The legal concept of domestic violence was first introduced in Armenia’s judicial system in 2014.
It’s defined as “physical or psychological acts of violence within the family, or between current (or former) spouses or partners, regardless of whether the perpetrator lives with the victim in the same house.”
Aghvan Hovsepyan, president of Armenia’s Investigative Committee (IC), has directed the agency to compose a data base for domestic violence cases.
The IC says that it launched 359 criminal cases of domestic violence in 2016, of which 18 were investigated by its military branch.

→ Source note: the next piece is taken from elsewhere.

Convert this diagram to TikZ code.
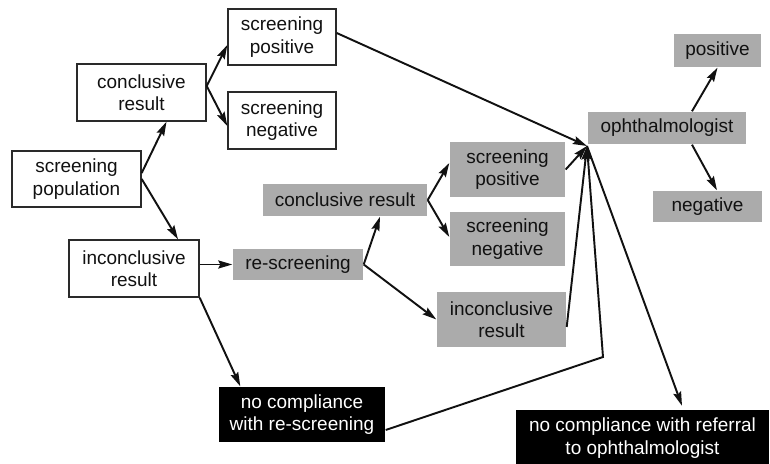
\documentclass[tikz,border=0pt]{standalone}
\usepackage{fontspec}
\setmainfont{Liberation Sans}
\usepackage{xcolor}
\definecolor{scink}{HTML}{111111}
\definecolor{scrule}{HTML}{2A2A2A}
\definecolor{scgray}{HTML}{ABABAB}
\usepackage{tikz}
\usetikzlibrary{arrows.meta,calc}
\tikzset{
  scbox/.style  ={rectangle, draw=scrule, fill=white, line width=0.8pt,
                  inner sep=0pt, align=center, text=scink,
                  font=\fontsize{10.8}{12.8}\selectfont},
  scgrey/.style ={scbox, draw=none, fill=scgray},
  scdark/.style ={scbox, draw=none, fill=black, text=white},
  scarrow/.style={-{Stealth[length=8pt,width=4.6pt,inset=1.2pt]}, line width=1.1pt, draw=scink},
  scline/.style ={line width=1.1pt, draw=scink},
}

\begin{document}
\begin{tikzpicture}
  \useasboundingbox (0,0) rectangle (15.4,9.28);
  % first round (white)
  \node[scbox, minimum width=2.58cm, minimum height=1.12cm] (pop)    at (1.53,5.70) {screening\\population};
  \node[scbox, minimum width=2.58cm, minimum height=1.14cm] (concl)  at (2.83,7.43) {conclusive\\result};
  \node[scbox, minimum width=2.16cm, minimum height=1.12cm] (spos)   at (5.64,8.54) {screening\\positive};
  \node[scbox, minimum width=2.16cm, minimum height=1.14cm] (sneg)   at (5.64,6.87) {screening\\negative};
  \node[scbox, minimum width=2.60cm, minimum height=1.14cm] (incon)  at (2.68,3.91) {inconclusive\\result};
  % re-screening (grey)
  \node[scgrey, minimum width=2.60cm, minimum height=0.62cm] (rescr)  at (5.96,3.99) {re-screening};
  \node[scgrey, minimum width=3.28cm, minimum height=0.64cm] (concl2) at (6.90,5.28) {conclusive result};
  \node[scgrey, minimum width=2.30cm, minimum height=1.10cm] (spos2)  at (10.15,5.89) {screening\\positive};
  \node[scgrey, minimum width=2.30cm, minimum height=1.08cm] (sneg2)  at (10.15,4.50) {screening\\negative};
  \node[scgrey, minimum width=2.58cm, minimum height=1.10cm] (incon2) at (10.03,2.89) {inconclusive\\result};
  \node[scgrey, minimum width=3.16cm, minimum height=0.64cm] (ophth)  at (13.34,6.72) {ophthalmologist};
  \node[scgrey, minimum width=1.74cm, minimum height=0.66cm] (pos)    at (14.35,8.27) {positive};
  \node[scgrey, minimum width=2.18cm, minimum height=0.62cm] (neg)    at (14.15,5.15) {negative};
  % drop-outs (black)
  \node[scdark, minimum width=3.32cm, minimum height=1.10cm] (nocomp1) at (6.04,0.99) {no compliance\\with re-screening};
  \node[scdark, minimum width=5.06cm, minimum height=1.10cm] (nocomp2) at (12.85,0.52) {no compliance with referral\\to ophthalmologist};
  \coordinate (hub)  at (11.74,6.36);
  \coordinate (bend) at (12.06,2.14);
  % connectors
  \draw[scarrow] ($(pop.east)+(0,0.12)$) -- ($(concl.south)+(0.5,0)$);
  \draw[scarrow] (pop.east) -- ($(incon.north)+(0.88,0)$);
  \draw[scarrow] ($(concl.east)+(0,0.13)$) -- ($(spos.west)+(0,-0.16)$);
  \draw[scarrow] ($(concl.east)+(0,0.13)$) -- ($(sneg.west)+(0,-0.11)$);
  \draw[scarrow] ($(spos.east)+(0,0.08)$) -- (hub);
  \draw[scarrow] (incon.east |- rescr.west) -- (rescr.west);
  \draw[scarrow] (incon.south east) -- ($(nocomp1.north west)+(0.44,0)$);
  \draw[scarrow] (rescr.east) -- ($(concl2.south)+(0.7,0)$);
  \draw[scarrow] (rescr.east) -- (incon2.west);
  \draw[scarrow] (concl2.east) -- ($(spos2.west)+(0,0.13)$);
  \draw[scarrow] (concl2.east) -- ($(sneg2.west)+(0,0.04)$);
  \draw[scarrow] (spos2.east) -- (hub);
  \draw[scarrow] ($(incon2.east)+(0,-0.15)$) -- (hub);
  \draw[scarrow] ($(nocomp1.east)+(0,-0.31)$) -- (bend) -- (hub);
  \draw[scarrow] (hub) -- ($(nocomp2.north)+(0.79,0.08)$);
  \draw[scarrow] ($(ophth.north)+(0.5,0)$) -- (pos.south);
  \draw[scarrow] ($(ophth.south)+(0.5,0)$) -- ($(neg.north)+(0.19,0)$);
\end{tikzpicture}
\end{document}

57% of the above cases were dropped, mostly because no one filed a formal complaint, with the sides involved settling out of court. 89 cases wound up in the courts.
62% of the above 359 cases involved beating. Murder and “inflicting damage to one’s health” were the second and third most numerous reasons for launching domestic violence cases.
In 136 of the 359 cases, spouses committed the crime. In 15 cases, either the daughter-in-law, son-in law, or child was at fault. In 14 cases, it was the father.
204 individuals were indicted in the preliminary phase of investigation, of which 122 were between the ages of 18-35.
Of the 237 individuals regarded as victims, most were between the ages of 18-35.
In 49 cases, children were the victim.
20 victims were aged 12 and under. 29 were aged 12-18.